Emma Stone has just been revealed as the world’s highest paid actress, topping the Forbes list for 2017. She pushes Jennifer Lawrence, who held the top spot for two years running, into third place. Surprised? We’re not. And here’s why…
La La Land
There’s something about Emma Stone that’s just so likable and relatable. And in La La Land she is instrumental in turning this self-reflexive Hollywood musical into a musical that even non-musical fans can’t help but enjoy.
La La Land swept the board at this year’s Oscars (admittedly missing out on the Best Picture gong in that now-infamous mix-up), as well as the Golden Globes – and picked up a swathe of awards at other ceremonies.

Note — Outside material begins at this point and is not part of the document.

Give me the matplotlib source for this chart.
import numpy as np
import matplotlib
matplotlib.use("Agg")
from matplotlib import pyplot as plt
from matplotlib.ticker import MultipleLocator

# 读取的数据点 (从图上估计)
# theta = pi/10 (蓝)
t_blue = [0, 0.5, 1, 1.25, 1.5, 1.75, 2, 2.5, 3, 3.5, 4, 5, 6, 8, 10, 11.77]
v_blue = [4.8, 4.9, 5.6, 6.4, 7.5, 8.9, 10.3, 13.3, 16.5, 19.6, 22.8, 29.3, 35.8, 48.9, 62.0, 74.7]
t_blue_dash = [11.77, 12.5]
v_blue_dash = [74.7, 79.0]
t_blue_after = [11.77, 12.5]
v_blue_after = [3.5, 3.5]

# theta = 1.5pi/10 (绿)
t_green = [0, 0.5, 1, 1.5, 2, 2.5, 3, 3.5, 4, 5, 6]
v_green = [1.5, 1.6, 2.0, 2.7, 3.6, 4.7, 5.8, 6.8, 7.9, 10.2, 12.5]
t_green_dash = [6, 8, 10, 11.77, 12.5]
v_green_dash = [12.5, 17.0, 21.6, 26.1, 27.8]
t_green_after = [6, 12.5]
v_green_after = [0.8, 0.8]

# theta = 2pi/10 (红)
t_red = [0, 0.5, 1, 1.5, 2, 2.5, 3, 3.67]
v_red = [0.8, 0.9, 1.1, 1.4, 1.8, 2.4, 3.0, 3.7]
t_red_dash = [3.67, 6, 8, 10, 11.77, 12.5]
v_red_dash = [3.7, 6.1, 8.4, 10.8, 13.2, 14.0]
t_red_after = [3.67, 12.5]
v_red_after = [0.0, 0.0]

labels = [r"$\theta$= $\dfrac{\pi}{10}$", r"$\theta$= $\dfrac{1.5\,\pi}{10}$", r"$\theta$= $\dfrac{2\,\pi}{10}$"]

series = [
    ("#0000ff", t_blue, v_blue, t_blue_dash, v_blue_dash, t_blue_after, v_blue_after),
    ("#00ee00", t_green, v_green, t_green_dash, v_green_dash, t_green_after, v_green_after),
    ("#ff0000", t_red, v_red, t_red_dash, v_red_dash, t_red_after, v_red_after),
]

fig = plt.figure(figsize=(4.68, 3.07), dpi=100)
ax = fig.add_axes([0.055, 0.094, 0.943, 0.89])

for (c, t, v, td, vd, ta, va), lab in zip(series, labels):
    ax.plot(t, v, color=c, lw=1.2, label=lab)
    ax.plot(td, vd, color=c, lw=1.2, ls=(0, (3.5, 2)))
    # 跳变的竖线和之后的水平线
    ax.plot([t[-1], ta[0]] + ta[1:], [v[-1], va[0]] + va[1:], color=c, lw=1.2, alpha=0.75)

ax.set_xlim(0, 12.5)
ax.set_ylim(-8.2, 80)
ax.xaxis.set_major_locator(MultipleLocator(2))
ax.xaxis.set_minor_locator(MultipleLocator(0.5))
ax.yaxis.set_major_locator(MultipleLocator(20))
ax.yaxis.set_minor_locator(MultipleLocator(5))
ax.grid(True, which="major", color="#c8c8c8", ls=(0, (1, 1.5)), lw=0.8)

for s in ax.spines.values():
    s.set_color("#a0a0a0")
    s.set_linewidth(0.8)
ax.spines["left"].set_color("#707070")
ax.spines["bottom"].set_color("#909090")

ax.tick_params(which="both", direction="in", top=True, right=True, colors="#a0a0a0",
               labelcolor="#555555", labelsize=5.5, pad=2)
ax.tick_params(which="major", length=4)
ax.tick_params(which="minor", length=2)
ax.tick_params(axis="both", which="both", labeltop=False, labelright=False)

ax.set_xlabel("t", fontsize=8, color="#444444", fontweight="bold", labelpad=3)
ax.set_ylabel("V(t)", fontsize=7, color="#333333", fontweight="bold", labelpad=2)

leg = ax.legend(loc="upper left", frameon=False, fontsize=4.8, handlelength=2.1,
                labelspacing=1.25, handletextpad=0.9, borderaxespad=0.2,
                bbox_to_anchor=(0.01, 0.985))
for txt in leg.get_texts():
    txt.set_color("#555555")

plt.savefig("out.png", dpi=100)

Deservedly so.
Stone is an integral part of the film’s success, bringing to it not only her unique charm and pitch-perfect singing abilities (who knew?) but also her magical chemistry with Ryan Gosling, her co-star from Steve Carell vehicle Crazy, Stupid, Love.
Battle of the Sexes
Stone will soon star as legendary US tennis star Billie Jean King in Battle of the Sexes – a film about the notorious 1973 match between King and Bobby Riggs.

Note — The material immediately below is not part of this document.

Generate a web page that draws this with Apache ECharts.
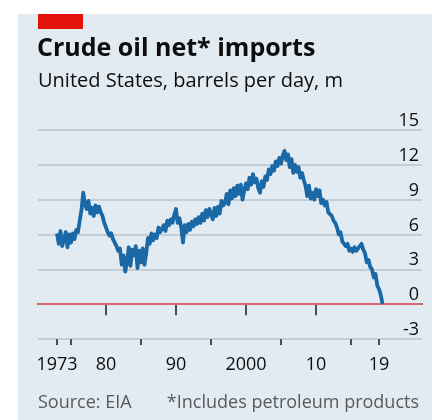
<!DOCTYPE html>
<html>
<head>
<meta charset="utf-8">
<script src="https://cdn.jsdelivr.net/npm/echarts@6/dist/echarts.min.js"></script>
<style>
html,body{margin:0;padding:0;background:#ffffff;}
#chart{width:432px;height:420px;}
</style>
</head>
<body>
<div id="chart"></div>
<script>
// ---- data (quarterly, million barrels per day) ----
const startYear = 1973;
const pointsPerYear = 4;
const netImports = [
  6.1, 5.2, 6.3, 5.0,   // 1973
  5.6, 6.2, 4.9, 6.0,   // 1974
  5.3, 6.1, 5.6, 6.4,   // 1975
  6.2, 7.2, 8.1, 9.6,   // 1976
  8.6, 8.2, 8.9, 7.8,   // 1977
  8.3, 7.6, 8.5, 7.9,   // 1978
  8.4, 7.9, 7.6, 7.0,   // 1979
  6.6, 6.2, 5.9, 6.1,   // 1980
  5.6, 5.3, 5.0, 4.6,   // 1981
  4.8, 3.4, 4.2, 2.8,   // 1982
  3.6, 4.9, 3.3, 4.7,   // 1983
  4.2, 5.0, 3.1, 4.6,   // 1984
  3.6, 4.8, 3.4, 4.4,   // 1985
  5.7, 5.2, 6.1, 5.5,   // 1986
  6.0, 5.7, 6.6, 6.2,   // 1987
  6.5, 6.8, 6.3, 7.2,   // 1988
  6.8, 7.3, 7.0, 7.7,   // 1989
  8.2, 7.0, 7.4, 6.6,   // 1990
  5.3, 6.8, 6.2, 6.9,   // 1991
  6.4, 7.1, 6.7, 7.3,   // 1992
  6.9, 7.5, 7.0, 7.8,   // 1993
  7.2, 8.1, 7.5, 8.2,   // 1994
  7.8, 7.3, 8.3, 7.6,   // 1995
  8.4, 7.8, 8.9, 8.5,   // 1996
  8.7, 9.5, 8.6, 9.8,   // 1997
  9.1, 10.0, 9.3, 10.2, // 1998
  9.5, 10.3, 9.0, 9.8,  // 1999
  10.4, 9.9, 10.9, 10.3,// 2000
  11.2, 10.5, 10.8, 10.0,// 2001
  9.6, 10.6, 10.1, 11.0,// 2002
  10.7, 11.6, 11.2, 11.9,// 2003
  11.5, 12.3, 11.9, 12.6,// 2004
  12.1, 12.8, 13.2, 12.4,// 2005
  12.9, 11.8, 12.5, 11.3,// 2006
  12.0, 11.4, 11.8, 10.9,// 2007
  11.3, 10.7, 10.2, 9.3, // 2008
  10.2, 9.1, 9.6, 9.0,  // 2009
  9.9, 9.3, 9.8, 8.7,   // 2010
  9.0, 8.5, 8.8, 7.9,   // 2011
  8.0, 7.6, 7.2, 7.0,   // 2012
  6.6, 6.0, 6.2, 5.4,   // 2013
  5.5, 5.0, 5.2, 4.6,   // 2014
  4.8, 4.5, 4.9, 4.6,   // 2015
  4.6, 5.0, 5.2, 4.7,   // 2016
  4.4, 3.6, 3.8, 3.2,   // 2017
  3.0, 2.3, 2.6, 1.6,   // 2018
  1.3, 0.8, 0.0         // 2019
];
const yTicks = [-3, 0, 3, 6, 9, 12, 15];
const xLabelYears = [1973, 1980, 1990, 2000, 2010, 2019];
const xLabelTexts = ['1973', '80', '90', '2000', '10', '19'];
const majorTickYears = [1980, 1990, 2000, 2010];
const minorTickYears = [1973, 1975, 1985, 1995, 2005, 2015, 2019];

const seriesData = netImports.map((v, i) => [startYear + i / pointsPerYear, v]);

const FONT = 'Open Sans';
const chart = echarts.init(document.getElementById('chart'), null, {renderer: 'canvas'});
chart.setOption({
  animation: false,
  backgroundColor: '#ffffff',
  graphic: [
    {type: 'rect', z: -10, shape: {x: 18, y: 14, width: 414, height: 406}, style: {fill: '#e3ebf2'}},
    {type: 'rect', shape: {x: 38, y: 14, width: 45, height: 15}, style: {fill: '#e3120b'}},
    {type: 'text', left: 37, top: 36, style: {text: 'Crude oil net* imports', font: 'bold 25px "Open Sans"', fill: '#0d0d0d'}},
    {type: 'text', left: 38, top: 71, style: {text: 'United States, barrels per day, m', font: '20px "Open Sans"', fill: '#0d0d0d'}},
    {type: 'text', left: 38, top: 394, style: {text: 'Source: EIA', font: '18px "Open Sans"', fill: '#595959'}},
    {type: 'text', right: 13, top: 394, style: {text: '*Includes petroleum products', font: '18px "Open Sans"', fill: '#595959'}}
  ],
  grid: {left: 38, right: 10, top: 130, bottom: 81, containLabel: false},
  xAxis: [
    {
      type: 'value', min: 1970.29, max: 2025.14,
      splitLine: {show: false},
      axisLine: {show: true, lineStyle: {color: '#4d4d4d', width: 2}},
      axisTick: {show: true, customValues: majorTickYears, length: 11, lineStyle: {color: '#4d4d4d', width: 2}},
      axisLabel: {
        show: true, customValues: xLabelYears, margin: 17,
        fontFamily: FONT, fontSize: 18, color: '#0d0d0d',
        formatter: v => xLabelTexts[xLabelYears.indexOf(Math.round(v))] || ''
      }
    },
    {
      type: 'value', min: 1970.29, max: 2025.14, position: 'bottom',
      splitLine: {show: false},
      axisLine: {show: false},
      axisTick: {show: true, customValues: minorTickYears, length: 6, lineStyle: {color: '#4d4d4d', width: 2}},
      axisLabel: {show: false}
    }
  ],
  yAxis: {
    type: 'value', position: 'right', min: -3, max: 15, interval: 3,
    axisLine: {show: false}, axisTick: {show: false},
    splitLine: {show: true, lineStyle: {color: '#b9c4ce', width: 1.5}},
    axisLabel: {
      inside: true, align: 'right', verticalAlign: 'bottom', margin: 3,
      fontFamily: FONT, fontSize: 18, color: '#0d0d0d',
      customValues: yTicks
    }
  },
  series: [{
    type: 'line', xAxisIndex: 0, data: seriesData, showSymbol: false,
    lineStyle: {color: '#1a69a6', width: 3.8, join: 'round'},
    z: 5,
    markLine: {
      silent: true, symbol: 'none', label: {show: false},
      lineStyle: {color: '#e0676d', width: 2, type: 'solid'},
      data: [{yAxis: 0}], z: 4
    }
  }]
});
</script>
</body>
</html>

Chauvinistic male tennis champ Riggs challenged King to a match on the basis that he’d beat her, since as a woman, she wasn’t as good a player. Needless to say, King won. In straight sets, no less.
From what we’ve seen, the film looks compelling and Stone makes a convincing and very engaging Billie Jean King. And she delivers withering lines with the kind of smirk you only associated with Stone.
“Don’t get me wrong, I love women – in the bedroom and in the kitchen,” says Steve Carell’s Bobby Riggs during a press conference.
Stone’s delivery of King’s comeback is a peach: “Keep talking Bobby. The more nonsense you spout, the worse it’s going to be when you lose.”
Can’t wait for this one.
Birdman (or The Unexpected Virtue of Ignorance)
Another Oscar winner, Stone plays the troubled daughter of messed-up, crisis-ridden, self-obsessed actor Riggan, played by Michael Keaton.
The scene in which she rants at her father and calls him irrelevant before the realization of what she’s just done dawns on her is a masterclass in acting. As she slinks away, she leaves him feeling worthless, her feeling awkward and us feeling uncomfortable. It’s brilliant – but it’s just one highlight in Alejandro Gonzalez Inarritu’s masterful movie in which she shines.
In Birdman, Stone really proved she’s more than merely a love interest in a superhero movie. But on that note…
The Amazing Spider-Man
Whatever you made of the Spider-Man reboots starring Andrew Garfield, there’s no denying Stone was the standout star.
Taking over as love interest Gwen Stacy following Kirsten Dunst’s MJ from the Sam Raimi Spider-Man trilogy, she proved more than a match for her predecessor. And it was these films that brought Stone to the attention of a wider audience.
As Stacy, she’s strong, kinda sassy and just really adorable. Remember that awkward scene when Peter Parker asks her out in the school hallway in The Amazing Spider-Man? One of the most disappointing things about no more Andrew Garfield Spider-Man films is the fact we won’t ever get to see Stone’s Gwen Stacy again. Bogus.
Crazy, Stupid, Love
Before she played Gwen Stacy in The Amazing Spider-Man Stone starred in another awards favourite, The Help. She played Skeeter Phelan, an author who writes a book from the perspective of African American maids during the civil rights movement in the 1960s.
But the same year, 2011, saw Crazy, Stupid, Love hit cinemas. A film, which, on the face of it, looked like a forgettable Steve Carell romantic dramedy. But the Dan Fogelman-penned flick teamed Stone in a supporting role with Ryan Gosling and she proved a revelation, bringing warmth to a fringe character. She actually elevates the film and makes Gosling’s character’s transition from womanizer to one-man woman totally convincing, when we as savvy audience members might not ordinarily buy it.
She’s slated to appear in Disney’s Cruella next year, a live action film about the exploits of 101 Dalmatians villain Cruella de Vil. Emma Stone, we salute you.